Layla Rey Wants to Love You Better And She Means It

Layla Rey returns with “Love You Better,” a euphoric but emotionally honest dance record that turns self-awareness into rhythm.

Layla Rey used to sound like someone processing things in real time. Now she sounds like someone who has done the work and is asking you to meet her there.

Love You Better,” the latest single from the half-Black, half-Filipino R&B pop artist, arrives ahead of her upcoming dance EP Love at First Lust, and it hits differently than what you’d expect from an uptempo record. This isn’t a club song pretending to have depth. The depth is the whole point.

Built on a driving, euphoric pulse that keeps the energy locked in, “Love You Better” is a love song about emotional unavailability — the kind written by someone who knows they’ve been the problem. That kind of self-awareness doesn’t usually come with a beat this infectious. Layla Rey makes it look effortless.

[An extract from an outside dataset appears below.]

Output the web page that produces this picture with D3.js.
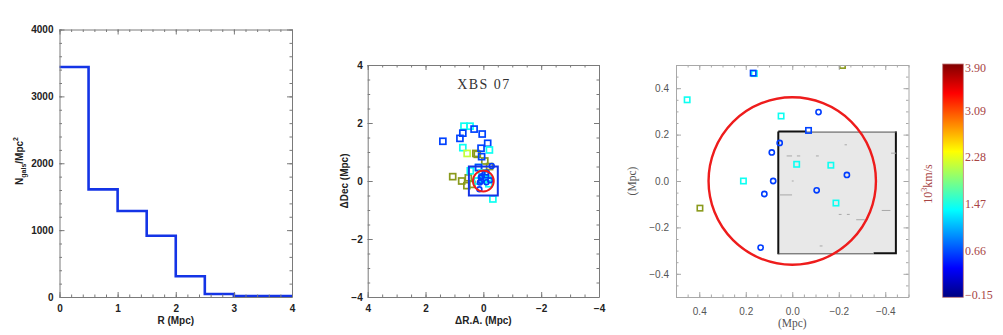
<!DOCTYPE html>
<html>
<head>
<meta charset="utf-8">
<script src="https://cdn.jsdelivr.net/npm/d3@7"></script>
<style>
  body { margin: 0; background: #fff; }
  svg { display: block; }
</style>
</head>
<body>
<script>
// radial density profile (bins of 0.5 Mpc)
var binEdges = [0, 0.5, 1, 1.5, 2, 2.5, 3, 3.5, 4];
var density = [3440, 1610, 1285, 915, 310, 45, 0, 0];

// square symbols: offsets in Mpc, velocity in 10^3 km/s
var sqRA  = [0.452, 0.163, 0.168, 0.048, 0.21, -0.019, -0.166, -0.188, -0.07,
             1.40, 0.67, 0.46, 0.32, 0.71, 0.81, 0.04, -0.15, 0.71, 0.08, -0.21, 0.56, 0.06, -0.33];
var sqDec = [0.35, 0.463, 0.465, 0.28, 0.0, 0.072, 0.068, -0.095, 0.218,
             1.37, 1.89, 1.89, 1.79, 1.65, 1.47, 1.62, 1.30, 1.15, 1.13, 1.07, 0.95, 0.84, -0.62];
var sqVel = [1.42, 1.42, 0.62, 1.42, 1.42, 1.42, 1.42, 1.42, 0.62,
             0.62, 1.42, 1.42, 0.62, 0.62, 0.62, 0.62, 0.62, 1.42, 0.62, 1.42, 2.15, 0.62, 1.42];

// olive squares (outside the velocity range)
var olRA  = [0.397, -0.216, 0.26, 0.21, -0.05, 1.06, 0.75, 0.52, 0.57];
var olDec = [-0.117, 0.498, 0.95, 0.92, 0.69, 0.15, 0.0, 0.11, -0.16];

// circle symbols
var ciRA  = [-0.113, 0.054, 0.088, 0.082, 0.12, -0.105, -0.235, 0.136, -0.29];
var ciDec = [0.297, 0.164, 0.123, 0.0, -0.056, -0.04, 0.026, -0.287, 0.52];
var ciVel = [0.6, 0.6, 0.6, 0.6, 0.6, 0.6, 0.6, 0.6, 0.6];

var rCircle = 0.36;          // Mpc
var boxHalf = 0.5;           // zoom box
var imgX = [0.06, -0.45], imgY = [0.213, -0.316];   // image footprint
// specks on the image: x0, x1, y
var speckX0 = [0.024, -0.02, -0.102, 0.053, -0.385, -0.275, -0.2, -0.235, -0.118, -0.225, -0.425, 0.002];
var speckX1 = [0.003, -0.032, -0.112, 0.003, -0.42, -0.31, -0.21, -0.245, -0.128, -0.233, -0.445, -0.004];
var speckY  = [0.108, 0.108, 0.108, -0.06, -0.127, -0.167, -0.144, -0.144, -0.28, 0.156, 0.12, 0.0];

var cbTicks = [-0.15, 0.66, 1.47, 2.28, 3.09, 3.90];
var cbRange = [-0.15, 3.90];

var jetStops = [0, 0.125, 0.375, 0.625, 0.875, 1];
var jetColors = ["#000080", "#0000ff", "#00ffff", "#ffff00", "#ff0000", "#800000"];
var jet = d3.scaleLinear().domain(jetStops).range(jetColors);
var velColor = function (v) {
  return jet((v - cbRange[0]) / (cbRange[1] - cbRange[0]));
};
var olive = "#8a9a1c";

var svg = d3.select("body").append("svg")
  .attr("width", 1003)
  .attr("height", 335);

// draws IDL style box: inward ticks on all four sides
function drawFrame(g, x, y, o) {
  var xr = x.range(), yr = y.range();
  var sides = [
    [d3.axisBottom(x), "translate(0," + yr[0] + ")", o.xMajor, o.xMinor, o.xFmt, o.xPad],
    [d3.axisTop(x), "translate(0," + yr[1] + ")", o.xMajor, o.xMinor, null, 0],
    [d3.axisLeft(y), "translate(" + xr[0] + ",0)", o.yMajor, o.yMinor, o.yFmt, o.yPad],
    [d3.axisRight(y), "translate(" + xr[1] + ",0)", o.yMajor, o.yMinor, null, 0],
  ];
  sides.forEach(function (s) {
    var minor = s[0].copy ? null : null;
    g.append("g")
      .attr("transform", s[1])
      .call(s[0].tickValues(s[3]).tickSize(-o.minorLen).tickSizeOuter(0).tickFormat(""))
      .select(".domain").remove();
    var ax = g.append("g")
      .attr("class", "ax")
      .attr("transform", s[1])
      .call(s[0].tickValues(s[2]).tickSize(-o.majorLen).tickSizeOuter(0)
        .tickPadding(s[5]).tickFormat(s[4] ? s[4] : ""));
  });
  g.selectAll("line, .domain").attr("stroke", o.frameColor).attr("stroke-width", 1);
  g.selectAll("text")
    .attr("fill", o.textColor)
    .style("font-family", o.font)
    .style("font-size", o.fontSize)
    .style("font-weight", o.weight);
}

// ---------- left panel: density profile ----------
var x1 = d3.scaleLinear().domain([0, 4]).range([59.5, 292]);
var y1 = d3.scaleLinear().domain([0, 4000]).range([297, 29.5]);

var p1 = svg.append("g");
p1.append("path")
  .datum(binEdges.map(function (e, i) {
    return [e, density[Math.min(i, density.length - 1)]];
  }))
  .attr("fill", "none")
  .attr("stroke", "#1434e6")
  .attr("stroke-width", 2.6)
  .attr("d", d3.line()
    .x(function (d) { return x1(d[0]); })
    .y(function (d) { return Math.min(y1(d[1]), 296); })
    .curve(d3.curveStepAfter));

drawFrame(p1, x1, y1, {
  xMajor: [0, 1, 2, 3, 4], xMinor: d3.range(0, 4.01, 0.2),
  yMajor: [0, 1000, 2000, 3000, 4000], yMinor: d3.range(0, 4001, 200),
  xFmt: d3.format("d"), yFmt: d3.format("d"), xPad: 8, yPad: 6,
  majorLen: 5, minorLen: 2.5, frameColor: "#7a7a7a", textColor: "#222",
  font: "'Liberation Sans', Arial, sans-serif", fontSize: "10px", weight: "bold"
});

p1.append("text")
  .attr("x", x1(2)).attr("y", 324)
  .attr("text-anchor", "middle")
  .attr("fill", "#222")
  .style("font", "bold 10px 'Liberation Sans', Arial, sans-serif")
  .text("R (Mpc)");

var yl1 = p1.append("text")
  .attr("transform", "translate(23,161) rotate(-90)")
  .attr("text-anchor", "middle")
  .attr("fill", "#222")
  .style("font", "bold 10px 'Liberation Sans', Arial, sans-serif");
yl1.append("tspan").text("N");
yl1.append("tspan").attr("dy", 3).style("font-size", "7px").text("gals");
yl1.append("tspan").attr("dy", -3).text("/Mpc");
yl1.append("tspan").attr("dy", -5).style("font-size", "7px").text("2");

// ---------- middle panel: sky positions ----------
var x2 = d3.scaleLinear().domain([4, -4]).range([367.7, 599]);
var y2 = d3.scaleLinear().domain([-4, 4]).range([297, 65]);

var p2 = svg.append("g");

drawFrame(p2, x2, y2, {
  xMajor: [4, 2, 0, -2, -4], xMinor: d3.range(-4, 4.01, 0.5),
  yMajor: [-4, -2, 0, 2, 4], yMinor: d3.range(-4, 4.01, 0.5),
  xFmt: d3.format("d"), yFmt: d3.format("d"), xPad: 7.5, yPad: 5,
  majorLen: 5, minorLen: 2.5, frameColor: "#7a7a7a", textColor: "#222",
  font: "'Liberation Sans', Arial, sans-serif", fontSize: "10px", weight: "bold"
});

function drawPoints(g, x, y, half, r, sw) {
  g.selectAll(".ol")
    .data(olRA)
    .enter()
    .append("rect")
    .attr("x", function (d) { return x(d) - half; })
    .attr("y", function (d, i) { return y(olDec[i]) - half; })
    .attr("width", half * 2).attr("height", half * 2)
    .attr("fill", "none").attr("stroke", olive).attr("stroke-width", sw);
  g.selectAll(".sq")
    .data(sqRA)
    .enter()
    .append("rect")
    .attr("x", function (d) { return x(d) - half; })
    .attr("y", function (d, i) { return y(sqDec[i]) - half; })
    .attr("width", half * 2).attr("height", half * 2)
    .attr("fill", "none")
    .attr("stroke", function (d, i) { return velColor(sqVel[i]); })
    .attr("stroke-width", sw);
  g.selectAll(".ci")
    .data(ciRA)
    .enter()
    .append("circle")
    .attr("cx", function (d) { return x(d); })
    .attr("cy", function (d, i) { return y(ciDec[i]); })
    .attr("r", r)
    .attr("fill", "none")
    .attr("stroke", function (d, i) { return velColor(ciVel[i]); })
    .attr("stroke-width", sw);
}

drawPoints(p2.append("g"), x2, y2, 3, 2.4, 1.7);

p2.append("rect")
  .attr("x", x2(boxHalf)).attr("y", y2(boxHalf))
  .attr("width", x2(-boxHalf) - x2(boxHalf))
  .attr("height", y2(-boxHalf) - y2(boxHalf))
  .attr("fill", "none").attr("stroke", "#1434e6").attr("stroke-width", 2);

p2.append("circle")
  .attr("cx", x2(0)).attr("cy", y2(0))
  .attr("r", x2(0) - x2(rCircle))
  .attr("fill", "none").attr("stroke", "#ee1c1c").attr("stroke-width", 2);

p2.append("text")
  .attr("x", 484).attr("y", 89)
  .attr("text-anchor", "middle")
  .attr("fill", "#333")
  .style("font", "14px 'Liberation Serif', 'Times New Roman', serif")
  .style("letter-spacing", "1.5px")
  .text("XBS 07");

p2.append("text")
  .attr("x", x2(0)).attr("y", 324)
  .attr("text-anchor", "middle")
  .attr("fill", "#222")
  .style("font", "bold 10px 'Liberation Sans', Arial, sans-serif")
  .text("ΔR.A. (Mpc)");

p2.append("text")
  .attr("transform", "translate(348," + y2(0) + ") rotate(-90)")
  .attr("text-anchor", "middle")
  .attr("fill", "#222")
  .style("font", "bold 10px 'Liberation Sans', Arial, sans-serif")
  .text("ΔDec (Mpc)");

// ---------- right panel: zoom on the core ----------
var x3 = d3.scaleLinear().domain([0.5, -0.5]).range([676, 908.5]);
var y3 = d3.scaleLinear().domain([-0.5, 0.5]).range([297, 65]);

var p3 = svg.append("g");
svg.append("clipPath").attr("id", "clip3")
  .append("rect")
  .attr("x", 676).attr("y", 65).attr("width", 232.5).attr("height", 232);

var inner = p3.append("g").attr("clip-path", "url(#clip3)");

// image footprint
var ix0 = x3(imgX[0]), ix1 = x3(imgX[1]), iy0 = y3(imgY[0]), iy1 = y3(imgY[1]);
inner.append("rect")
  .attr("x", ix0).attr("y", iy0)
  .attr("width", ix1 - ix0).attr("height", iy1 - iy0)
  .attr("fill", "#e8e8e8");
inner.append("path")
  .attr("d", "M" + ix0 + "," + iy0 + "H" + x3(-0.06) + "M" + ix0 + "," + iy0 + "V" + iy1 +
    "M" + (ix1 - 1) + "," + iy0 + "V" + iy1 + "M" + x3(-0.35) + "," + (iy1 - 1) + "H" + ix1)
  .attr("stroke", "#111").attr("stroke-width", 2).attr("fill", "none");
inner.append("path")
  .attr("d", "M" + x3(-0.06) + "," + (iy0 + 0.5) + "H" + ix1 + "M" + ix0 + "," + (iy1 - 0.5) + "H" + x3(-0.35))
  .attr("stroke", "#555").attr("stroke-width", 1).attr("fill", "none");
inner.selectAll(".speck")
  .data(speckX0)
  .enter()
  .append("line")
  .attr("x1", function (d) { return x3(d); })
  .attr("x2", function (d, i) { return x3(speckX1[i]) + 0.5; })
  .attr("y1", function (d, i) { return y3(speckY[i]); })
  .attr("y2", function (d, i) { return y3(speckY[i]); })
  .attr("stroke", "#333").attr("stroke-width", 1.4);

inner.append("circle")
  .attr("cx", x3(0)).attr("cy", y3(0))
  .attr("r", x3(0) - x3(rCircle))
  .attr("fill", "none").attr("stroke", "#ee1c1c").attr("stroke-width", 2.4);

drawPoints(inner, x3, y3, 2.7, 2.6, 1.6);

drawFrame(p3, x3, y3, {
  xMajor: [0.4, 0.2, 0, -0.2, -0.4], xMinor: d3.range(-0.5, 0.501, 0.05),
  yMajor: [-0.4, -0.2, 0, 0.2, 0.4], yMinor: d3.range(-0.5, 0.501, 0.05),
  xFmt: d3.format(".1f"), yFmt: d3.format(".1f"), xPad: 11, yPad: 7,
  majorLen: 5, minorLen: 2.5, frameColor: "#a8a8a8", textColor: "#555",
  font: "'Liberation Sans', Arial, sans-serif", fontSize: "10px", weight: "normal"
});

p3.append("text")
  .attr("x", x3(0)).attr("y", 327)
  .attr("text-anchor", "middle")
  .attr("fill", "#555")
  .style("font", "11.5px 'Liberation Serif', 'Times New Roman', serif")
  .text("(Mpc)");

p3.append("text")
  .attr("transform", "translate(636," + y3(0) + ") rotate(-90)")
  .attr("text-anchor", "middle")
  .attr("fill", "#555")
  .style("font", "11.5px 'Liberation Serif', 'Times New Roman', serif")
  .text("(Mpc)");

// ---------- colour bar ----------
var cy = d3.scaleLinear().domain(cbRange).range([297.3, 64]);
var grad = svg.append("defs").append("linearGradient")
  .attr("id", "jet")
  .attr("x1", 0).attr("y1", 1).attr("x2", 0).attr("y2", 0);
grad.selectAll("stop")
  .data(jetStops)
  .enter()
  .append("stop")
  .attr("offset", function (d) { return d; })
  .attr("stop-color", function (d, i) { return jetColors[i]; });

var cb = svg.append("g");
cb.append("rect")
  .attr("x", 942.7).attr("y", cy(cbRange[1]))
  .attr("width", 20.6).attr("height", cy(cbRange[0]) - cy(cbRange[1]))
  .attr("fill", "url(#jet)")
  .attr("stroke", "#c07878").attr("stroke-width", 0.8);

cb.selectAll(".cbl")
  .data(cbTicks)
  .enter()
  .append("text")
  .attr("x", 965)
  .attr("y", function (d) { return Math.min(Math.max(cy(d) + 4, 72), 299); })
  .attr("fill", "#a84444")
  .style("font", "12px 'Liberation Serif', 'Times New Roman', serif")
  .text(d3.format(".2f"));

var cbl = cb.append("text")
  .attr("transform", "translate(932,184) rotate(-90)")
  .attr("text-anchor", "middle")
  .attr("fill", "#a84444")
  .style("font", "12px 'Liberation Serif', 'Times New Roman', serif");
cbl.append("tspan").text("10");
cbl.append("tspan").attr("dy", -5).style("font-size", "8px").text("3");
cbl.append("tspan").attr("dy", 5).text("km/s");
</script>
</body>
</html>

Her vocal delivery is velvet-smooth but purposeful. Every line lands like she’s been holding it in for years and finally found the right beat to say it over. The chorus hits like a release — not just musically, but emotionally. You feel the weight lift.

For an artist shaped by Compton’s grit and Motown’s elegance, Layla Rey has always carried two worlds at once — vulnerability and strength, street instinct and vocal sophistication. “Love You Better” doesn’t resolve that tension. It leans into it. She’s not trying to be polished. She’s trying to be real. On a dance record. And it works.

Love at First Lust is coming. Consider this your warning.